== Provided records ==

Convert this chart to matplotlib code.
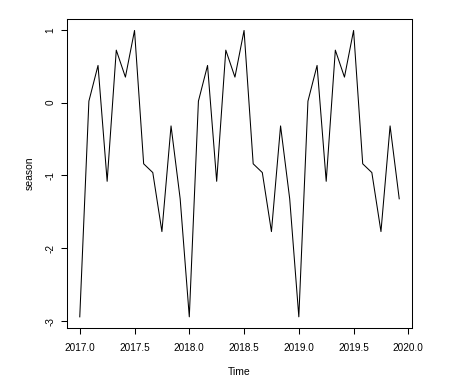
import numpy as np
import matplotlib
matplotlib.use("Agg")
import matplotlib.pyplot as plt

plt.rcParams["font.family"] = ["Liberation Sans", "DejaVu Sans"]

# componente estacional mensual, se repite 3 años (2017-2019)
season_month = [-2.94, 0.02, 0.51, -1.08, 0.72, 0.35,
                0.99, -0.84, -0.96, -1.77, -0.32, -1.32]
years = [2017, 2018, 2019]
x_ticks = [2017.0, 2017.5, 2018.0, 2018.5, 2019.0, 2019.5, 2020.0]
y_ticks = [-3, -2, -1, 0, 1]

time = np.array([y + m / 12 for y in years for m in range(12)])
season = np.array(season_month * len(years))

fig = plt.figure(figsize=(4.52, 3.88), dpi=100)
ax = fig.add_axes([0.1482, 0.1539, 0.9115 - 0.1482, 0.951 - 0.1539])
ax.plot(time, season, color="black", linewidth=0.75)
ax.margins(x=0.04, y=0.04)

ax.set_xticks(x_ticks)
ax.set_xticklabels(["%.1f" % v for v in x_ticks])
ax.set_yticks(y_ticks)
ax.set_yticklabels([str(v) for v in y_ticks], rotation=90, va="center")
ax.tick_params(axis="both", direction="out", length=4.3, width=0.75,
               labelsize=7.2, color="black")
ax.tick_params(axis="x", pad=6.5)
ax.tick_params(axis="y", pad=4)
for s in ax.spines.values():
    s.set_linewidth(0.75)

ax.set_xlabel("Time", fontsize=7.5)
ax.set_ylabel("season", fontsize=7.5)
ax.xaxis.set_label_coords(0.5, -(371.7 - 328.3) / (328.3 - 19), transform=ax.transAxes)
ax.yaxis.set_label_coords(-(67 - 30) / (412 - 67), 0.5, transform=ax.transAxes)
ax.xaxis.label.set_va("center")
ax.yaxis.label.set_va("center")

fig.savefig("out.png", dpi=100)
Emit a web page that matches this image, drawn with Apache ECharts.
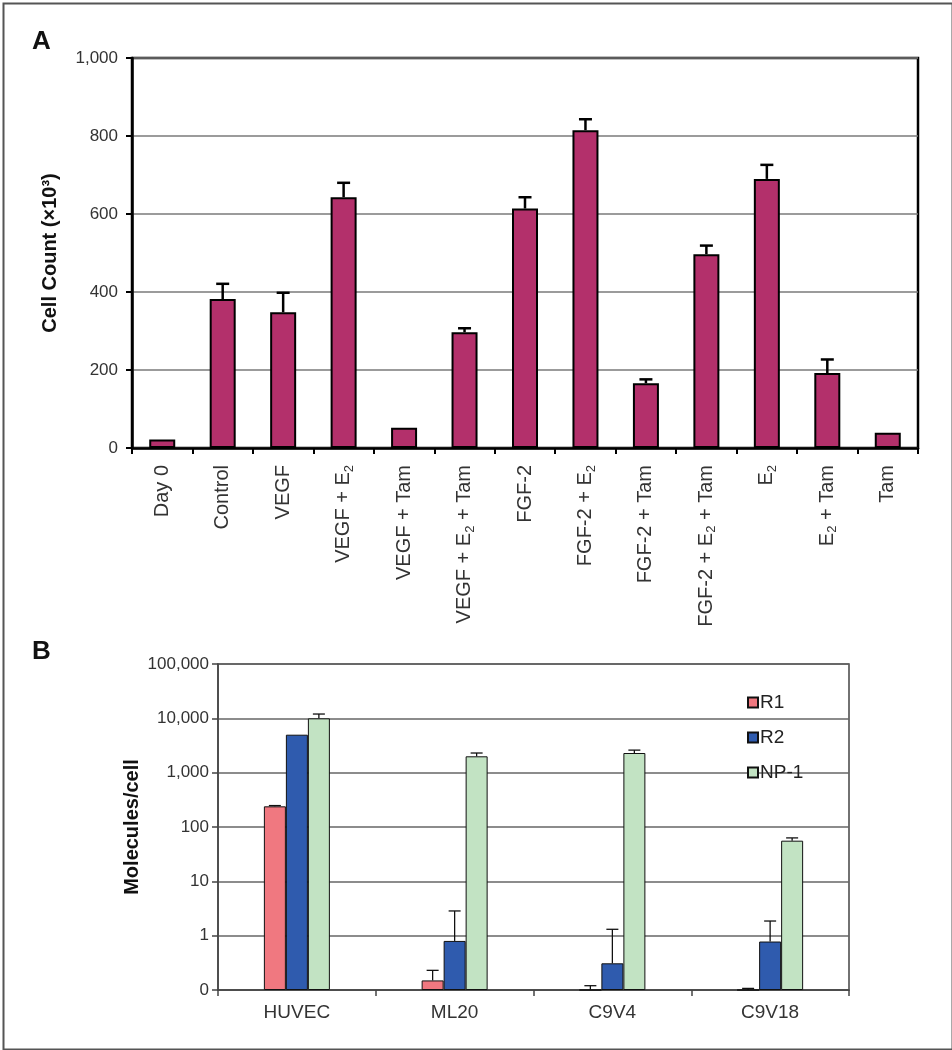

===

The entries above should be reproduced exactly, without their pictures.

Convert this chart to matplotlib code.
import numpy as np
import matplotlib
matplotlib.use("Agg")
import matplotlib.pyplot as plt

plt.rcParams["font.family"] = ["Liberation Sans", "DejaVu Sans"]

# componente estacional mensual, se repite 3 años (2017-2019)
season_month = [-2.94, 0.02, 0.51, -1.08, 0.72, 0.35,
                0.99, -0.84, -0.96, -1.77, -0.32, -1.32]
years = [2017, 2018, 2019]
x_ticks = [2017.0, 2017.5, 2018.0, 2018.5, 2019.0, 2019.5, 2020.0]
y_ticks = [-3, -2, -1, 0, 1]

time = np.array([y + m / 12 for y in years for m in range(12)])
season = np.array(season_month * len(years))

fig = plt.figure(figsize=(4.52, 3.88), dpi=100)
ax = fig.add_axes([0.1482, 0.1539, 0.9115 - 0.1482, 0.951 - 0.1539])
ax.plot(time, season, color="black", linewidth=0.75)
ax.margins(x=0.04, y=0.04)

ax.set_xticks(x_ticks)
ax.set_xticklabels(["%.1f" % v for v in x_ticks])
ax.set_yticks(y_ticks)
ax.set_yticklabels([str(v) for v in y_ticks], rotation=90, va="center")
ax.tick_params(axis="both", direction="out", length=4.3, width=0.75,
               labelsize=7.2, color="black")
ax.tick_params(axis="x", pad=6.5)
ax.tick_params(axis="y", pad=4)
for s in ax.spines.values():
    s.set_linewidth(0.75)

ax.set_xlabel("Time", fontsize=7.5)
ax.set_ylabel("season", fontsize=7.5)
ax.xaxis.set_label_coords(0.5, -(371.7 - 328.3) / (328.3 - 19), transform=ax.transAxes)
ax.yaxis.set_label_coords(-(67 - 30) / (412 - 67), 0.5, transform=ax.transAxes)
ax.xaxis.label.set_va("center")
ax.yaxis.label.set_va("center")

fig.savefig("out.png", dpi=100)
Emit a web page that matches this image, drawn with Apache ECharts.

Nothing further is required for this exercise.